■ **Set task**
Pictures stay out; everything else in the records below is copied exactly.

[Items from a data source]
§

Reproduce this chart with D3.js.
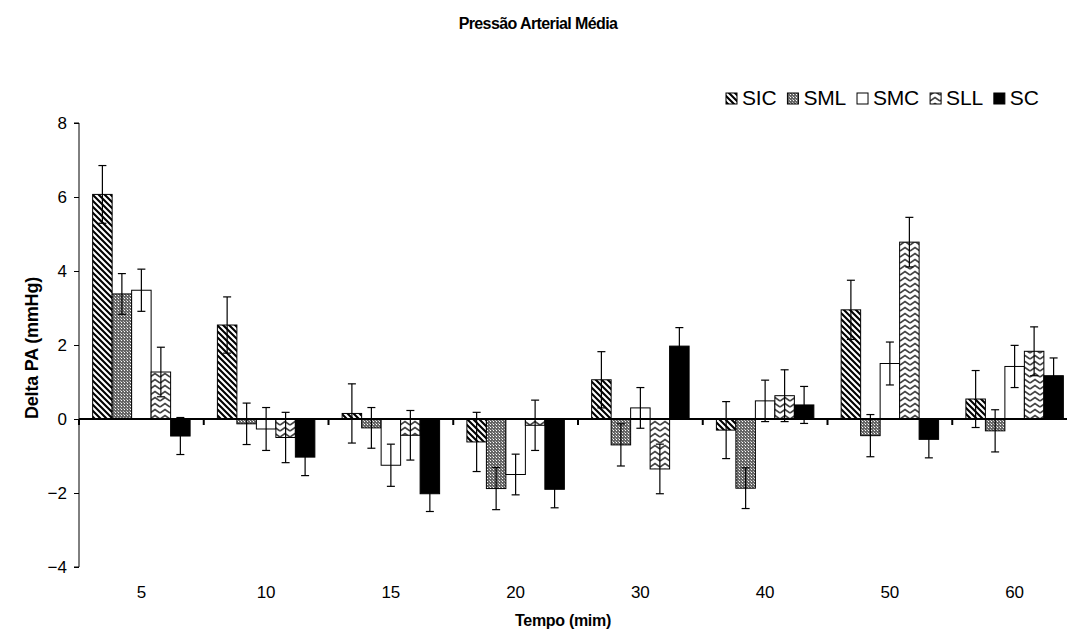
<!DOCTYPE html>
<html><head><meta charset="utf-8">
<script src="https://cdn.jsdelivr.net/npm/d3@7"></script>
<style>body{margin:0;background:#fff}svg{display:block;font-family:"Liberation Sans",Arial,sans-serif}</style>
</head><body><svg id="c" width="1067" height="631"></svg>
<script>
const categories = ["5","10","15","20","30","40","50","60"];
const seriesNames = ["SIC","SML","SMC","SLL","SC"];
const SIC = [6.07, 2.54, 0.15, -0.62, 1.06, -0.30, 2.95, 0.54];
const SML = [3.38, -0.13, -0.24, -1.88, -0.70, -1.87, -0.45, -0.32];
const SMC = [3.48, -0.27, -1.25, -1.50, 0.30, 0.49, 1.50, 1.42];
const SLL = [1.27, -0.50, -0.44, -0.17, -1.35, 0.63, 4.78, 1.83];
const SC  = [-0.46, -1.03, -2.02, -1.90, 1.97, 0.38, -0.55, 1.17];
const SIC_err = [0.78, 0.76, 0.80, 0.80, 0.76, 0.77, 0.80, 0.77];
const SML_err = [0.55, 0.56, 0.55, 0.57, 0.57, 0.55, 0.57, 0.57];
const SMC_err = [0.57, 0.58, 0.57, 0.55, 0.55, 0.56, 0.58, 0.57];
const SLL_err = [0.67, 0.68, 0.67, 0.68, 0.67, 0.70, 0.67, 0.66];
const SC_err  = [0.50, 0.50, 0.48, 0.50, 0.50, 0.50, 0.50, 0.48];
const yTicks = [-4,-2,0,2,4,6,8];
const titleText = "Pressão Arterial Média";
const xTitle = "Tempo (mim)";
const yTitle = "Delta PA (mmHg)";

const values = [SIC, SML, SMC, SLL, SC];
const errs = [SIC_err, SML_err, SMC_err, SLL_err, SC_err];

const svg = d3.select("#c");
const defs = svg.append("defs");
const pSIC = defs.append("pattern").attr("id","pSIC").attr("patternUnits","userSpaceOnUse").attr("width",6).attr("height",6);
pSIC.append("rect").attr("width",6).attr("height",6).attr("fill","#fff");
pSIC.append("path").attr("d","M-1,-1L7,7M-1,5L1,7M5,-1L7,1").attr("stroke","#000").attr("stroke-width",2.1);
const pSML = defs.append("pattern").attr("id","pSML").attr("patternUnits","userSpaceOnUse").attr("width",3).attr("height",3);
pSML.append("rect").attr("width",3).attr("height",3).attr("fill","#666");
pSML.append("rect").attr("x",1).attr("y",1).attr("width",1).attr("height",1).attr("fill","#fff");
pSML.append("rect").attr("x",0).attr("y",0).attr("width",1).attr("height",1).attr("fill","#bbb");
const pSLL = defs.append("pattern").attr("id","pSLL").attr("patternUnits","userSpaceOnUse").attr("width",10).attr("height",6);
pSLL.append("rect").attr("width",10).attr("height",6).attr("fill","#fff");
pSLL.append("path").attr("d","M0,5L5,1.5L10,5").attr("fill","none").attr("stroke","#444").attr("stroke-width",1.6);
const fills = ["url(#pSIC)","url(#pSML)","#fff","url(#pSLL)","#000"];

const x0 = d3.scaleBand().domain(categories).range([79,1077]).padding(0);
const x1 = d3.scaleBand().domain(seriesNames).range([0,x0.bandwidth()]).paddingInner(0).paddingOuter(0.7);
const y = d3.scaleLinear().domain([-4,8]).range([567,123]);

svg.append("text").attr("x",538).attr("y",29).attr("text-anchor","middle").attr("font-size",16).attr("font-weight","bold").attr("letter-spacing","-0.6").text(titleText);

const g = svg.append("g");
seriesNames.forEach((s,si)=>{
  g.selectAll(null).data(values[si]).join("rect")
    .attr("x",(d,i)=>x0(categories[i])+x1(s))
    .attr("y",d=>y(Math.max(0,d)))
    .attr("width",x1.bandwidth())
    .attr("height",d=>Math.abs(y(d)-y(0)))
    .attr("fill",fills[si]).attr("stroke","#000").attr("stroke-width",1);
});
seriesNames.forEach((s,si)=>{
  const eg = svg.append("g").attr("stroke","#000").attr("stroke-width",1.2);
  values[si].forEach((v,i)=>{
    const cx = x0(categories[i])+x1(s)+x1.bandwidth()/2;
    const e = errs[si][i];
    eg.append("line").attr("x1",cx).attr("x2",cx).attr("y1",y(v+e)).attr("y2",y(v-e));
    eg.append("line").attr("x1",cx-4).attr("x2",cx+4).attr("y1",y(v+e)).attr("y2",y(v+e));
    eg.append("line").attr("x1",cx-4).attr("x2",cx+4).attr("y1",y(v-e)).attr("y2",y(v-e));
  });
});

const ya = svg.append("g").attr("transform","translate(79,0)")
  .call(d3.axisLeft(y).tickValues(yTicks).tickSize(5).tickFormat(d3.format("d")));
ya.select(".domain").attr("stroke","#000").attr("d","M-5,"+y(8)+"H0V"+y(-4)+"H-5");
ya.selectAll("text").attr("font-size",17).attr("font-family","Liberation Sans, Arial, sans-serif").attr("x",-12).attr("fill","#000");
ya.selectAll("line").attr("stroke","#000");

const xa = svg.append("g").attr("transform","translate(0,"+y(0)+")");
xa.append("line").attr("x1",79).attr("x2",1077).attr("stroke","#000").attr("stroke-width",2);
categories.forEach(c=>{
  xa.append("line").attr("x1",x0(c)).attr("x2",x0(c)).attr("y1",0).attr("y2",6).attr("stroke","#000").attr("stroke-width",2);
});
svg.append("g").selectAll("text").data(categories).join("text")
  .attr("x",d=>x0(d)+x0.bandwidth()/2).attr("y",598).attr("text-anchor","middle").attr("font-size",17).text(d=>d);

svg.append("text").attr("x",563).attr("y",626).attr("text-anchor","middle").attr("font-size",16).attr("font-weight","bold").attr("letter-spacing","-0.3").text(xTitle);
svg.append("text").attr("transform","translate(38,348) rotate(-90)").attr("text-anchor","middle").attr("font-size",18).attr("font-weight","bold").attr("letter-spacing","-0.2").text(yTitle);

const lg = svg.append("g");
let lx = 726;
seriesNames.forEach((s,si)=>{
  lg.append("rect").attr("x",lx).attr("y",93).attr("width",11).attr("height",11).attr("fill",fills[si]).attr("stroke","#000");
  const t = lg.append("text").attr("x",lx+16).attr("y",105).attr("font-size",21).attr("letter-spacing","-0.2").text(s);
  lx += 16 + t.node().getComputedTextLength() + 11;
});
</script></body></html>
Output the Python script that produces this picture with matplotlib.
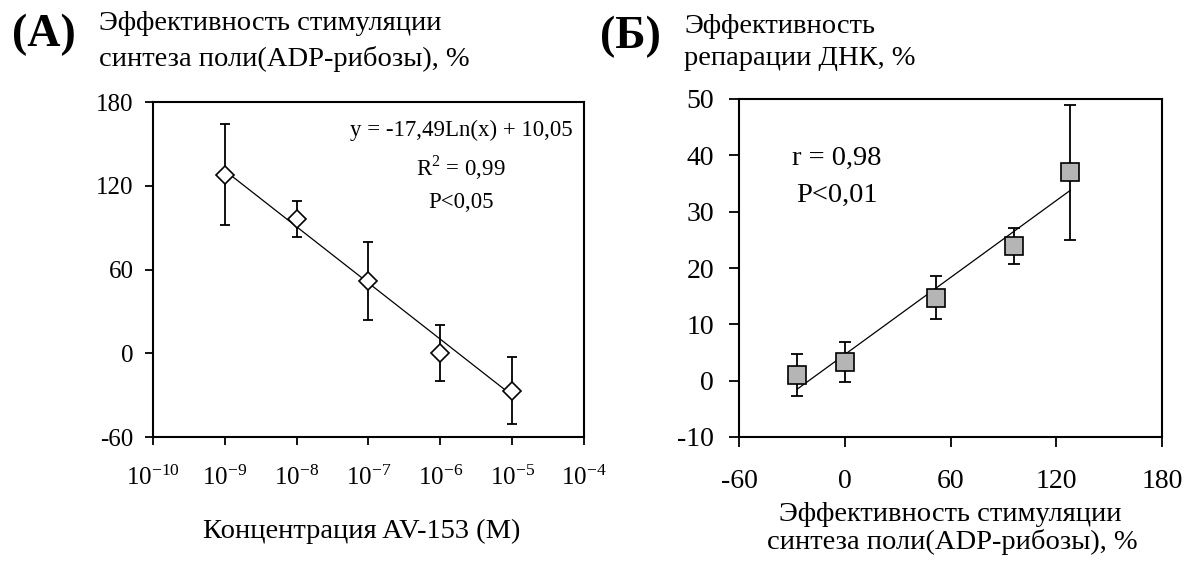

§

■ **Solution to the exercise**
Reproduce this chart with D3.js.
<!DOCTYPE html>
<html><head><meta charset="utf-8">
<script src="https://cdn.jsdelivr.net/npm/d3@7"></script>
<style>body{margin:0;background:#fff}svg{display:block;font-family:"Liberation Sans",Arial,sans-serif}</style>
</head><body><svg id="c" width="1067" height="631"></svg>
<script>
const categories = ["5","10","15","20","30","40","50","60"];
const seriesNames = ["SIC","SML","SMC","SLL","SC"];
const SIC = [6.07, 2.54, 0.15, -0.62, 1.06, -0.30, 2.95, 0.54];
const SML = [3.38, -0.13, -0.24, -1.88, -0.70, -1.87, -0.45, -0.32];
const SMC = [3.48, -0.27, -1.25, -1.50, 0.30, 0.49, 1.50, 1.42];
const SLL = [1.27, -0.50, -0.44, -0.17, -1.35, 0.63, 4.78, 1.83];
const SC  = [-0.46, -1.03, -2.02, -1.90, 1.97, 0.38, -0.55, 1.17];
const SIC_err = [0.78, 0.76, 0.80, 0.80, 0.76, 0.77, 0.80, 0.77];
const SML_err = [0.55, 0.56, 0.55, 0.57, 0.57, 0.55, 0.57, 0.57];
const SMC_err = [0.57, 0.58, 0.57, 0.55, 0.55, 0.56, 0.58, 0.57];
const SLL_err = [0.67, 0.68, 0.67, 0.68, 0.67, 0.70, 0.67, 0.66];
const SC_err  = [0.50, 0.50, 0.48, 0.50, 0.50, 0.50, 0.50, 0.48];
const yTicks = [-4,-2,0,2,4,6,8];
const titleText = "Pressão Arterial Média";
const xTitle = "Tempo (mim)";
const yTitle = "Delta PA (mmHg)";

const values = [SIC, SML, SMC, SLL, SC];
const errs = [SIC_err, SML_err, SMC_err, SLL_err, SC_err];

const svg = d3.select("#c");
const defs = svg.append("defs");
const pSIC = defs.append("pattern").attr("id","pSIC").attr("patternUnits","userSpaceOnUse").attr("width",6).attr("height",6);
pSIC.append("rect").attr("width",6).attr("height",6).attr("fill","#fff");
pSIC.append("path").attr("d","M-1,-1L7,7M-1,5L1,7M5,-1L7,1").attr("stroke","#000").attr("stroke-width",2.1);
const pSML = defs.append("pattern").attr("id","pSML").attr("patternUnits","userSpaceOnUse").attr("width",3).attr("height",3);
pSML.append("rect").attr("width",3).attr("height",3).attr("fill","#666");
pSML.append("rect").attr("x",1).attr("y",1).attr("width",1).attr("height",1).attr("fill","#fff");
pSML.append("rect").attr("x",0).attr("y",0).attr("width",1).attr("height",1).attr("fill","#bbb");
const pSLL = defs.append("pattern").attr("id","pSLL").attr("patternUnits","userSpaceOnUse").attr("width",10).attr("height",6);
pSLL.append("rect").attr("width",10).attr("height",6).attr("fill","#fff");
pSLL.append("path").attr("d","M0,5L5,1.5L10,5").attr("fill","none").attr("stroke","#444").attr("stroke-width",1.6);
const fills = ["url(#pSIC)","url(#pSML)","#fff","url(#pSLL)","#000"];

const x0 = d3.scaleBand().domain(categories).range([79,1077]).padding(0);
const x1 = d3.scaleBand().domain(seriesNames).range([0,x0.bandwidth()]).paddingInner(0).paddingOuter(0.7);
const y = d3.scaleLinear().domain([-4,8]).range([567,123]);

svg.append("text").attr("x",538).attr("y",29).attr("text-anchor","middle").attr("font-size",16).attr("font-weight","bold").attr("letter-spacing","-0.6").text(titleText);

const g = svg.append("g");
seriesNames.forEach((s,si)=>{
  g.selectAll(null).data(values[si]).join("rect")
    .attr("x",(d,i)=>x0(categories[i])+x1(s))
    .attr("y",d=>y(Math.max(0,d)))
    .attr("width",x1.bandwidth())
    .attr("height",d=>Math.abs(y(d)-y(0)))
    .attr("fill",fills[si]).attr("stroke","#000").attr("stroke-width",1);
});
seriesNames.forEach((s,si)=>{
  const eg = svg.append("g").attr("stroke","#000").attr("stroke-width",1.2);
  values[si].forEach((v,i)=>{
    const cx = x0(categories[i])+x1(s)+x1.bandwidth()/2;
    const e = errs[si][i];
    eg.append("line").attr("x1",cx).attr("x2",cx).attr("y1",y(v+e)).attr("y2",y(v-e));
    eg.append("line").attr("x1",cx-4).attr("x2",cx+4).attr("y1",y(v+e)).attr("y2",y(v+e));
    eg.append("line").attr("x1",cx-4).attr("x2",cx+4).attr("y1",y(v-e)).attr("y2",y(v-e));
  });
});

const ya = svg.append("g").attr("transform","translate(79,0)")
  .call(d3.axisLeft(y).tickValues(yTicks).tickSize(5).tickFormat(d3.format("d")));
ya.select(".domain").attr("stroke","#000").attr("d","M-5,"+y(8)+"H0V"+y(-4)+"H-5");
ya.selectAll("text").attr("font-size",17).attr("font-family","Liberation Sans, Arial, sans-serif").attr("x",-12).attr("fill","#000");
ya.selectAll("line").attr("stroke","#000");

const xa = svg.append("g").attr("transform","translate(0,"+y(0)+")");
xa.append("line").attr("x1",79).attr("x2",1077).attr("stroke","#000").attr("stroke-width",2);
categories.forEach(c=>{
  xa.append("line").attr("x1",x0(c)).attr("x2",x0(c)).attr("y1",0).attr("y2",6).attr("stroke","#000").attr("stroke-width",2);
});
svg.append("g").selectAll("text").data(categories).join("text")
  .attr("x",d=>x0(d)+x0.bandwidth()/2).attr("y",598).attr("text-anchor","middle").attr("font-size",17).text(d=>d);

svg.append("text").attr("x",563).attr("y",626).attr("text-anchor","middle").attr("font-size",16).attr("font-weight","bold").attr("letter-spacing","-0.3").text(xTitle);
svg.append("text").attr("transform","translate(38,348) rotate(-90)").attr("text-anchor","middle").attr("font-size",18).attr("font-weight","bold").attr("letter-spacing","-0.2").text(yTitle);

const lg = svg.append("g");
let lx = 726;
seriesNames.forEach((s,si)=>{
  lg.append("rect").attr("x",lx).attr("y",93).attr("width",11).attr("height",11).attr("fill",fills[si]).attr("stroke","#000");
  const t = lg.append("text").attr("x",lx+16).attr("y",105).attr("font-size",21).attr("letter-spacing","-0.2").text(s);
  lx += 16 + t.node().getComputedTextLength() + 11;
});
</script></body></html>
Output the Python script that produces this picture with matplotlib.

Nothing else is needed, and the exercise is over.